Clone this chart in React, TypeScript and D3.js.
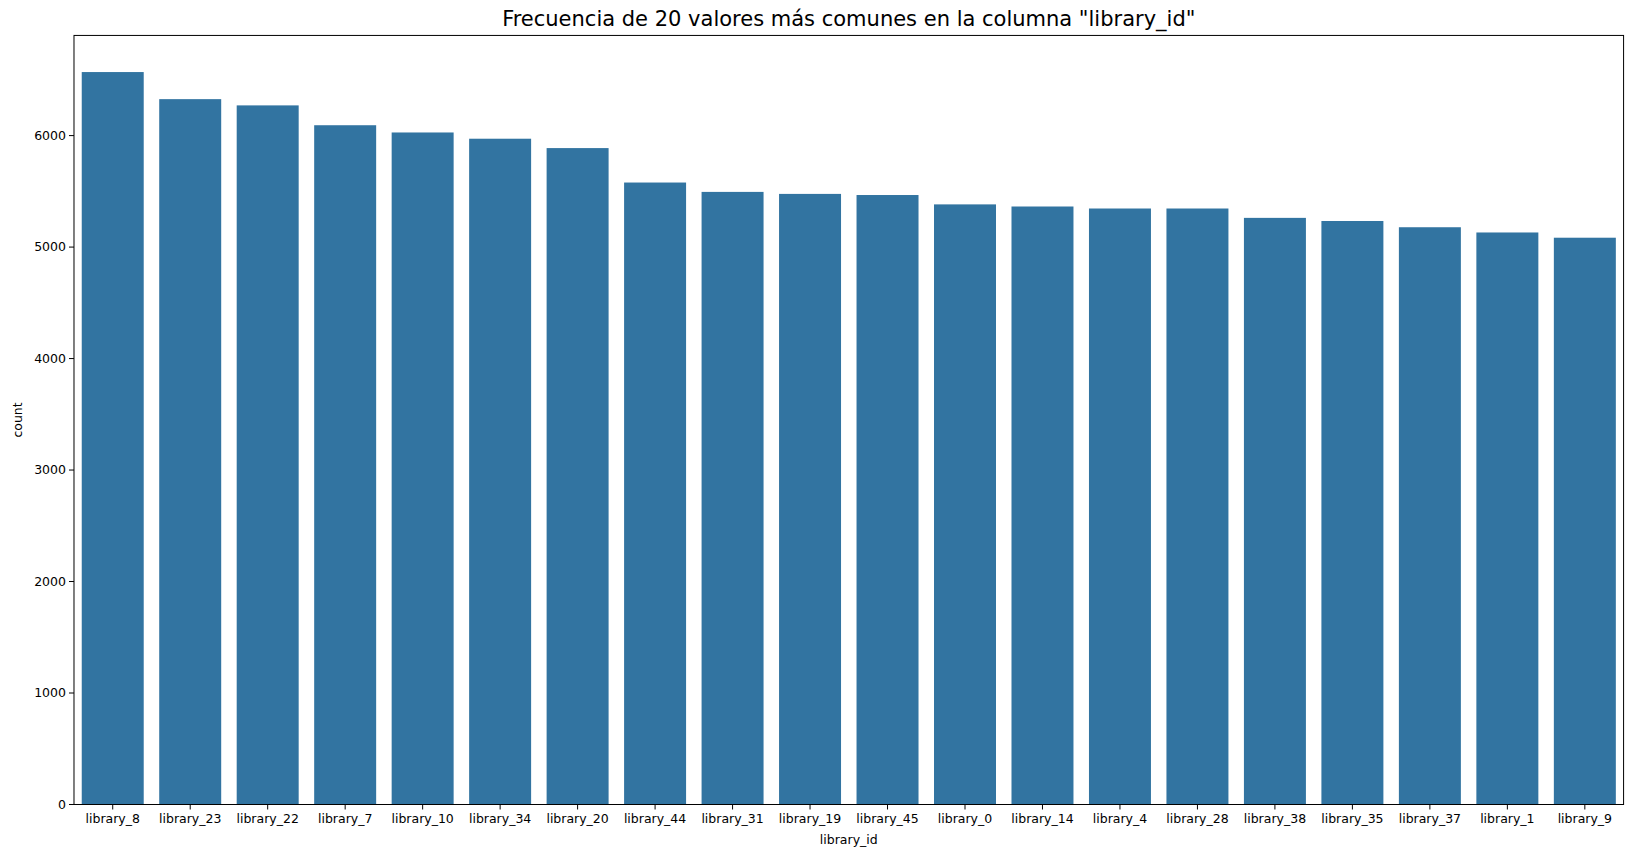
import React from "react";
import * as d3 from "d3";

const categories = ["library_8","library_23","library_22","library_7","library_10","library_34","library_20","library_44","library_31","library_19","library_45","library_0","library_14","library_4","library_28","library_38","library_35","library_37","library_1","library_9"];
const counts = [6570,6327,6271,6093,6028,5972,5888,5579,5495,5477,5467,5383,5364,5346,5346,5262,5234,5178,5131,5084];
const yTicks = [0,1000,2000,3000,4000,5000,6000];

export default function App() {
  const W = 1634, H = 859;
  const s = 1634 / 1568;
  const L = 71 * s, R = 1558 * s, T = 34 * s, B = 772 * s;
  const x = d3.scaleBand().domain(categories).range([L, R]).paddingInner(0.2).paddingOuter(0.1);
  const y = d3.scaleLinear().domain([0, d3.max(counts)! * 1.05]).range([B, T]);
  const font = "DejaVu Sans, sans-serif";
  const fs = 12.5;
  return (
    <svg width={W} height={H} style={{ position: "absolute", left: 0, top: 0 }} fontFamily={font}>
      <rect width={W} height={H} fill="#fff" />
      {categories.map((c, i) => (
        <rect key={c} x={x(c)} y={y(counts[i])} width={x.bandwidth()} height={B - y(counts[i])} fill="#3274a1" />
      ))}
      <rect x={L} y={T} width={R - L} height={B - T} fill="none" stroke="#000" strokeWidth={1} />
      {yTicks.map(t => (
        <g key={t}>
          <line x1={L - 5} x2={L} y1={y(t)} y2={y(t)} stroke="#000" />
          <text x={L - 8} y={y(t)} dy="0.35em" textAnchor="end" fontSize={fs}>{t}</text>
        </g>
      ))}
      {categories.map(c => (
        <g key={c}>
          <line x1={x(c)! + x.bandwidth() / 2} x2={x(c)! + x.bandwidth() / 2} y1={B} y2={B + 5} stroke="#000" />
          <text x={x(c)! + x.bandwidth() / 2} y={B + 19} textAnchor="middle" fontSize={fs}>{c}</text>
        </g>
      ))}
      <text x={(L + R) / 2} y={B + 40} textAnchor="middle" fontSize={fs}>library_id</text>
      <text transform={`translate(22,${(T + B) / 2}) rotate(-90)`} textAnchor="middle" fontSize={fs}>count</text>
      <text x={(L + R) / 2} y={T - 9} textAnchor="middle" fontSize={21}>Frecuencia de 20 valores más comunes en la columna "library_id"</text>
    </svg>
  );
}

--------------------------------

## [Problem to work on]
Restate the data above word for word. Do not include the images.

## [Exercise output]
Clone this chart in React, TypeScript and D3.js.
import React from "react";
import * as d3 from "d3";

const categories = ["library_8","library_23","library_22","library_7","library_10","library_34","library_20","library_44","library_31","library_19","library_45","library_0","library_14","library_4","library_28","library_38","library_35","library_37","library_1","library_9"];
const counts = [6570,6327,6271,6093,6028,5972,5888,5579,5495,5477,5467,5383,5364,5346,5346,5262,5234,5178,5131,5084];
const yTicks = [0,1000,2000,3000,4000,5000,6000];

export default function App() {
  const W = 1634, H = 859;
  const s = 1634 / 1568;
  const L = 71 * s, R = 1558 * s, T = 34 * s, B = 772 * s;
  const x = d3.scaleBand().domain(categories).range([L, R]).paddingInner(0.2).paddingOuter(0.1);
  const y = d3.scaleLinear().domain([0, d3.max(counts)! * 1.05]).range([B, T]);
  const font = "DejaVu Sans, sans-serif";
  const fs = 12.5;
  return (
    <svg width={W} height={H} style={{ position: "absolute", left: 0, top: 0 }} fontFamily={font}>
      <rect width={W} height={H} fill="#fff" />
      {categories.map((c, i) => (
        <rect key={c} x={x(c)} y={y(counts[i])} width={x.bandwidth()} height={B - y(counts[i])} fill="#3274a1" />
      ))}
      <rect x={L} y={T} width={R - L} height={B - T} fill="none" stroke="#000" strokeWidth={1} />
      {yTicks.map(t => (
        <g key={t}>
          <line x1={L - 5} x2={L} y1={y(t)} y2={y(t)} stroke="#000" />
          <text x={L - 8} y={y(t)} dy="0.35em" textAnchor="end" fontSize={fs}>{t}</text>
        </g>
      ))}
      {categories.map(c => (
        <g key={c}>
          <line x1={x(c)! + x.bandwidth() / 2} x2={x(c)! + x.bandwidth() / 2} y1={B} y2={B + 5} stroke="#000" />
          <text x={x(c)! + x.bandwidth() / 2} y={B + 19} textAnchor="middle" fontSize={fs}>{c}</text>
        </g>
      ))}
      <text x={(L + R) / 2} y={B + 40} textAnchor="middle" fontSize={fs}>library_id</text>
      <text transform={`translate(22,${(T + B) / 2}) rotate(-90)`} textAnchor="middle" fontSize={fs}>count</text>
      <text x={(L + R) / 2} y={T - 9} textAnchor="middle" fontSize={21}>Frecuencia de 20 valores más comunes en la columna "library_id"</text>
    </svg>
  );
}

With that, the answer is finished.